At Hammond, riders can transfer to three Gary Public Transportation Corporation regional routes.

Llewellyn said that one of the major reasons for extending evening hours was to allow riders to transfer to Route 352, which serves the Halsted Street corridor. It is Pace’s highest-ridership route and the only one to operate 24/7.

“A number of our routes just end too early to make convenient connections late at night for people trying to get back from work, or trying to get to work,” he said. “And so, extending the hours of service allows the opportunity for people to do that.”

Western suburbs

The two west suburban routes getting service improvements have several things in common. They are east-west routes serving west suburban Cook and DuPage counties, and they both serve corridors that, under Pace’s long-term plan, are expected to get Arterial Rapid Transit “Pulse” express bus service.

Route 301 runs between Forest Park Blue Line ‘L’ terminal and Union Pacific West Metra Line’s Wheaton station on weekdays, primarily traveling along Roosevelt Road. Some rush hour buses continue to DuPage County Judicial Center. On weekends, the route only goes as far as Oakbrook Center. The route is one of the three routes serving Hines medical campus. Pace will increase Sunday service frequency, which will go from between 45 and 60 minutes to between 30 and 60 minutes. Service will start almost an hour earlier, at 6:12 a.m. and end almost an hour later, at 8:03 p.m.

“The current level of service on the weekend is not sufficient for the continued development of this key transit corridor,” Llewellyn said.

Route 332 runs between 54th/Cermak Pink Line ‘L’ station in Cicero and the Oakbrook Mall, primarily traveling along Cermak Road/22nd Street corridor. On weekdays, rush hour service frequency will increase from every 20 minutes to every 15 minutes. But the biggest change will be on Sunday. The service frequency will go up from 30 to 60 minutes to 20 to 60 minutes. The service will start almost an hour earlier, at 5 a.m., and end two hours later, at 12:20 a.m.

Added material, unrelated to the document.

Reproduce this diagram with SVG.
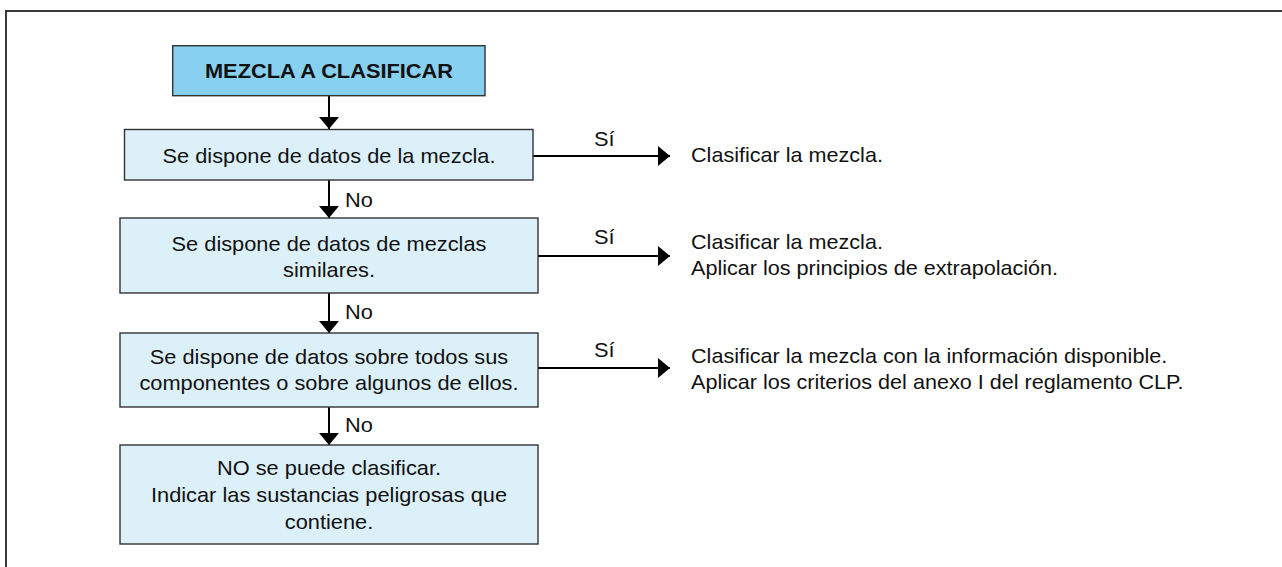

Llewellyn said that it is one of the routes that doesn’t “operate the desired level of service, especially on weekends, needed to support current and future service.”

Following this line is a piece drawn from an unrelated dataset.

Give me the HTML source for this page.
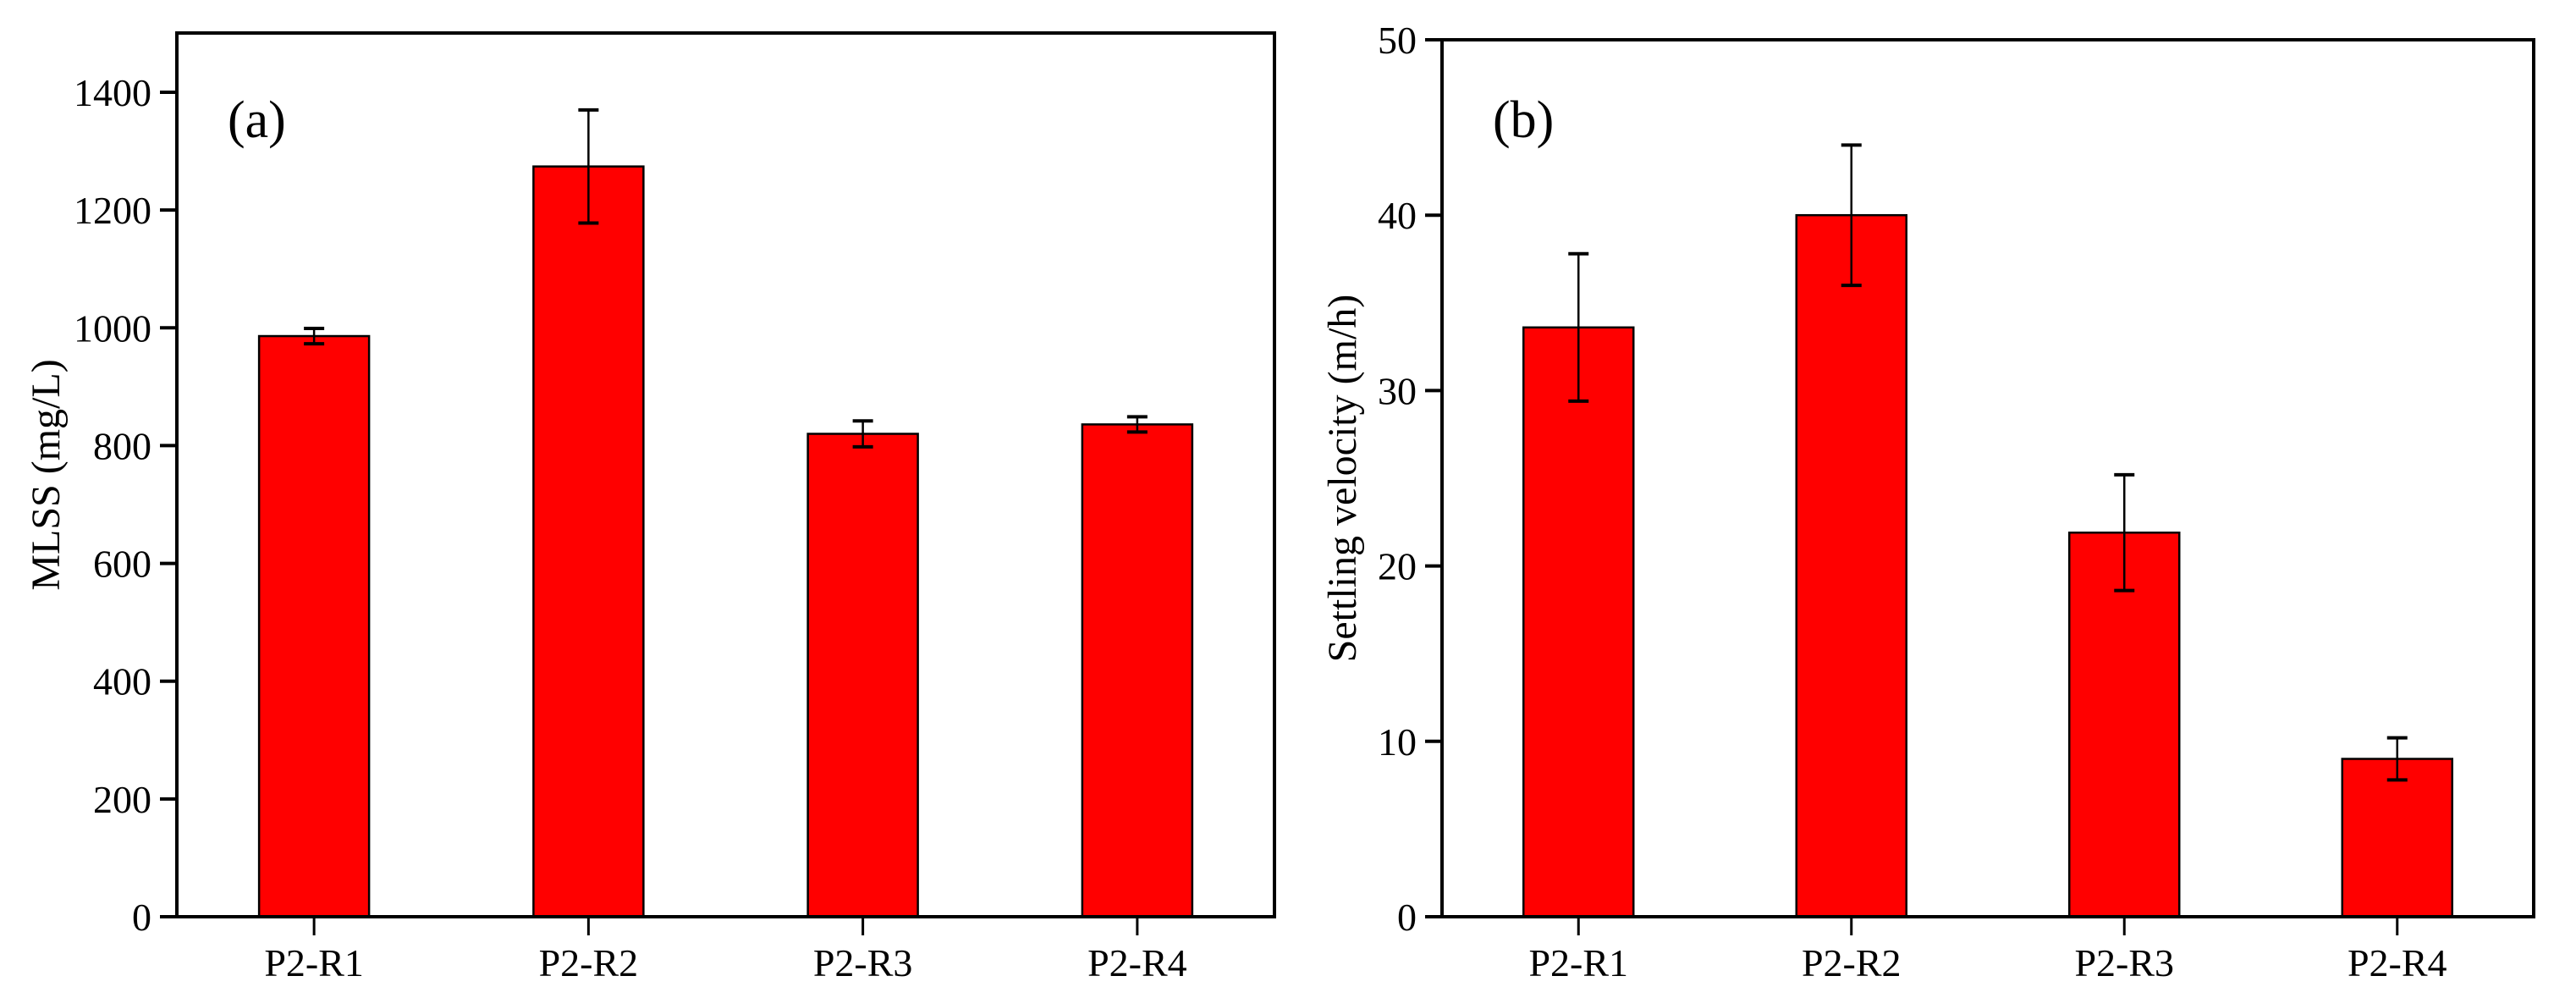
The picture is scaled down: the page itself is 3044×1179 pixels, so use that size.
<!DOCTYPE html>
<html><head><meta charset="utf-8"><style>
html,body{margin:0;padding:0;background:#fff;}
svg{display:block;font-family:"Liberation Serif",serif;}
</style></head><body>
<svg id="fig" width="3044" height="1179" viewBox="0 0 3044 1179" xmlns="http://www.w3.org/2000/svg"></svg>
<script>
const categories = ["P2-R1","P2-R2","P2-R3","P2-R4"];
const mlssValues = [986, 1274, 820, 836];
const mlssErrors = [13, 96, 22, 13];
const mlssTicks = [0,200,400,600,800,1000,1200,1400];
const velValues = [33.6, 40.0, 21.9, 9.0];
const velErrors = [4.2, 4.0, 3.3, 1.2];
const velTicks = [0,10,20,30,40,50];

const NS = "http://www.w3.org/2000/svg";
const svg = document.getElementById('fig');
function mk(tag, attrs, parent){
  const e = document.createElementNS(NS, tag);
  for (const k in attrs) e.setAttribute(k, attrs[k]);
  (parent||svg).appendChild(e);
  return e;
}
function panel(cfg){
  const g = mk('g', {});
  
  
  const y = v => cfg.y0 - (v - 0) / cfg.ymax * (cfg.y0 - cfg.yTopVal);
  const step = (cfg.right - cfg.left) / categories.length;
  const x = i => cfg.left + step * (i + 0.5);
  const bw = 130;
  cfg.values.forEach((v, i) => {
    const r = mk('rect', {x: x(i) - bw/2, y: y(v), width: bw, height: cfg.y0 - y(v), fill: '#ff0000', stroke: '#000', 'stroke-width': 2.5}, g);
    
    
    const e = cfg.errors[i];
    const eg = mk('g', {stroke: '#000', 'stroke-width': 2.5}, g);
    
    
    mk('line', {x1: x(i), x2: x(i), y1: y(v + e), y2: y(v - e)}, eg);
    mk('line', {x1: x(i) - 12, x2: x(i) + 12, y1: y(v + e), y2: y(v + e), 'stroke-width': 4}, eg);
    mk('line', {x1: x(i) - 12, x2: x(i) + 12, y1: y(v - e), y2: y(v - e), 'stroke-width': 4}, eg);
  });
  const f = mk('rect', {x: cfg.left, y: cfg.top, width: cfg.right - cfg.left, height: cfg.y0 - cfg.top, fill: 'none', stroke: '#000', 'stroke-width': 4}, g);
  
  
  cfg.ticks.forEach(t => {
    mk('line', {x1: cfg.left - 20, x2: cfg.left, y1: y(t), y2: y(t), stroke: '#000', 'stroke-width': 4}, g);
    const tx = mk('text', {x: cfg.left - 30, y: y(t) + 16, 'font-size': 46, 'text-anchor': 'end'}, g);
    tx.textContent = t;
    
    
  });
  categories.forEach((c, i) => {
    mk('line', {x1: x(i), x2: x(i), y1: cfg.y0, y2: cfg.y0 + 22, stroke: '#000', 'stroke-width': 3}, g);
    const tx = mk('text', {x: x(i), y: 1153, 'font-size': 46, 'text-anchor': 'middle'}, g);
    tx.textContent = c;
    
    
  });
  const cy = (cfg.top + cfg.y0)/2;
  const yt = mk('text', {x: cfg.titleX, y: cy, 'font-size': 48, 'text-anchor': 'middle', transform: `rotate(-90 ${cfg.titleX} ${cy})`}, g);
  yt.textContent = cfg.title;
  
  
  const pl = mk('text', {x: cfg.left + 60, y: 162, 'font-size': 62}, g);
  pl.textContent = cfg.label;
  
  
}
panel({name: 'panel-a-mlss', left: 209, right: 1506, top: 39, y0: 1083, ymax: 1400, yTopVal: 109,
  values: mlssValues, errors: mlssErrors, ticks: mlssTicks, title: 'MLSS (mg/L)', titleX: 70, label: '(a)'});
panel({name: 'panel-b-settling-velocity', left: 1704, right: 2994, top: 47, y0: 1083, ymax: 50, yTopVal: 47,
  values: velValues, errors: velErrors, ticks: velTicks, title: 'Settling velocity (m/h)', titleX: 1602, label: '(b)'});
</script>
</body></html>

Canning wondered why the service improvements kick in on Dec. 8 as opposed to two weeks earlier, to capitalize on Thanksgiving shopping. Metzger said that it has to do with bus tracking data Pace shares with apps and services such as Googlemaps — updating them takes time, and any earlier would be too soon.

“In the past, we could vary and change the dates [of service launches],” she said. “The problem is technology.”